++++ Records for processing ++++

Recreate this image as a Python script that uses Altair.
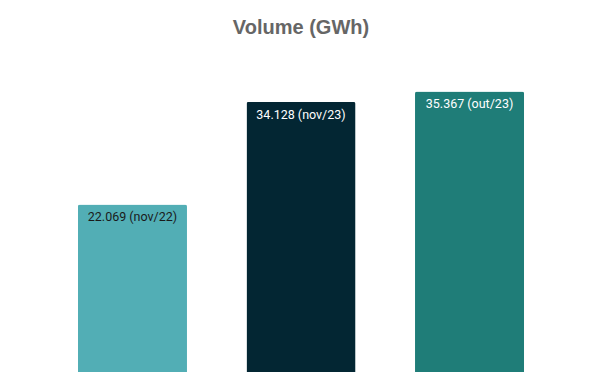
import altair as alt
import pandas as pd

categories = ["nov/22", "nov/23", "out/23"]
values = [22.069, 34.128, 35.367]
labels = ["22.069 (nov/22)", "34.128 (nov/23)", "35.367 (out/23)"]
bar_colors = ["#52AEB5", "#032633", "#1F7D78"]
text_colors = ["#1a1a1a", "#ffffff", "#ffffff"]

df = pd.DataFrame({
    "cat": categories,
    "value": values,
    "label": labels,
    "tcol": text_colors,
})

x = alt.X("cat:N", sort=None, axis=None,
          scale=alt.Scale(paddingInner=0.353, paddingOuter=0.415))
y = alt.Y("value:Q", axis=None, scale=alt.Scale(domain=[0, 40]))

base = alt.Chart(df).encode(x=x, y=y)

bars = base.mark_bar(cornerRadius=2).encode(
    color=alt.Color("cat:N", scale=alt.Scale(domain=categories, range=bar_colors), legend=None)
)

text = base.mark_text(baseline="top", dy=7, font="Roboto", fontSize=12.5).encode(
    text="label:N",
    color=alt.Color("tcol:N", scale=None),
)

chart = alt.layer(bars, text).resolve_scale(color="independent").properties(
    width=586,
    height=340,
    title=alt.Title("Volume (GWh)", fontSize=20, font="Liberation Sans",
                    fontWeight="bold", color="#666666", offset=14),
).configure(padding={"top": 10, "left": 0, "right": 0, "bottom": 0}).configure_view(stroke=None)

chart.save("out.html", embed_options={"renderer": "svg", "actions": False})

++++
++++ Records for processing ++++

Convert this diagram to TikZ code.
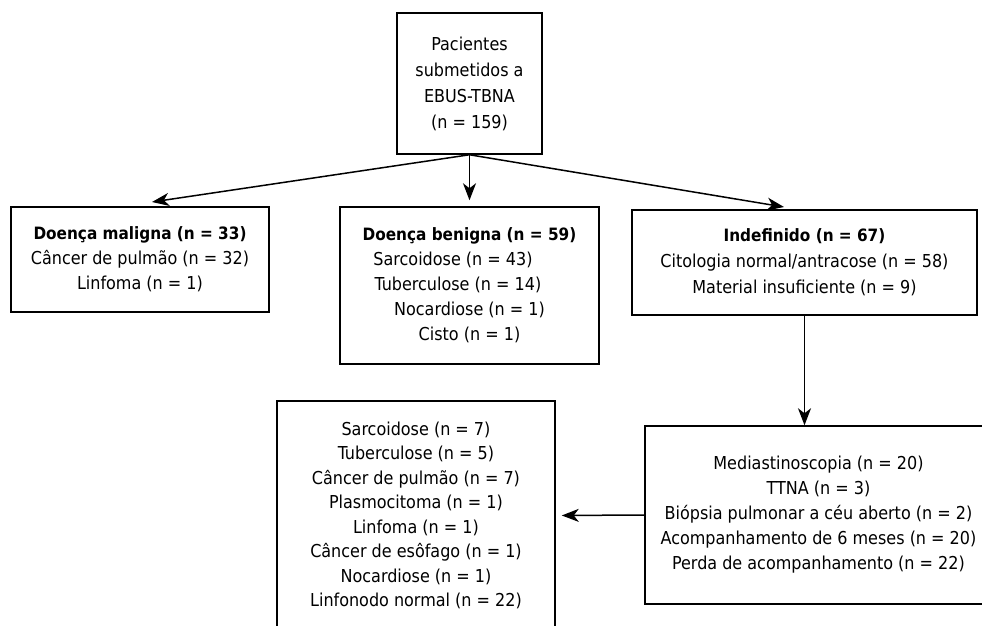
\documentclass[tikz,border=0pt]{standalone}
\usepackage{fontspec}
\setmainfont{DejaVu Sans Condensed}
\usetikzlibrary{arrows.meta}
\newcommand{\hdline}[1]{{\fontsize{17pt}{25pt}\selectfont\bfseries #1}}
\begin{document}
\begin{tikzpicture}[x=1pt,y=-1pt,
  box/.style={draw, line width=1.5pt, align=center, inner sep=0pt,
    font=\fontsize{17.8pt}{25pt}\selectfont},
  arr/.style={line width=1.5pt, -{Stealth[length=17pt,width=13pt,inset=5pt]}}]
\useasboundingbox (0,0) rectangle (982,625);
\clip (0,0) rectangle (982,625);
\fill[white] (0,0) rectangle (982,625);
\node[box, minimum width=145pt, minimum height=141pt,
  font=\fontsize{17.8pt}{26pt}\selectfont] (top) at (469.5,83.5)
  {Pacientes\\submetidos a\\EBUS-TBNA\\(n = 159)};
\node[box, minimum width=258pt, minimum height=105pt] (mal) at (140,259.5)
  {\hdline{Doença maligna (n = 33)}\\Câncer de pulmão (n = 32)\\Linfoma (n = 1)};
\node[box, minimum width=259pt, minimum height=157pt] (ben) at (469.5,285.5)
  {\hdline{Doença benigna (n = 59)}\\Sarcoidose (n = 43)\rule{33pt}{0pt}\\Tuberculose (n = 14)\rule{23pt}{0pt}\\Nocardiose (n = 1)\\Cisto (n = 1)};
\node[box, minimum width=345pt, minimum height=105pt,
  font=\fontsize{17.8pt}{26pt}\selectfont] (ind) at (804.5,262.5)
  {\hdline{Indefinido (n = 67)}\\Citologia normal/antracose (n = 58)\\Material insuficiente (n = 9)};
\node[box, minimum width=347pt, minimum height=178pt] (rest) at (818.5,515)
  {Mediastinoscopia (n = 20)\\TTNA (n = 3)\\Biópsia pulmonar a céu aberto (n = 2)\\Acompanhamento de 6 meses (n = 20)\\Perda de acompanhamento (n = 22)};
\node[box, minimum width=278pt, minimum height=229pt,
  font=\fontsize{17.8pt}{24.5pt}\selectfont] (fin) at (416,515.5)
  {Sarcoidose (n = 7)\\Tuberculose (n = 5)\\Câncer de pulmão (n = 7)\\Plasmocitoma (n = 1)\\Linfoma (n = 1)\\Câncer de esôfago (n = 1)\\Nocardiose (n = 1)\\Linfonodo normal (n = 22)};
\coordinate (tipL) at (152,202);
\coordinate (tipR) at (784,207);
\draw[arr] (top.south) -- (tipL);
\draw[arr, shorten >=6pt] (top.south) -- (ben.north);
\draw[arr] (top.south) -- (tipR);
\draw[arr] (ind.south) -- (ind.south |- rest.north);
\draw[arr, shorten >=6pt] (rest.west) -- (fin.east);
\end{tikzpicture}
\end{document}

++++

Among the lines of the material above, how many include the string "this"? Report only that number.

2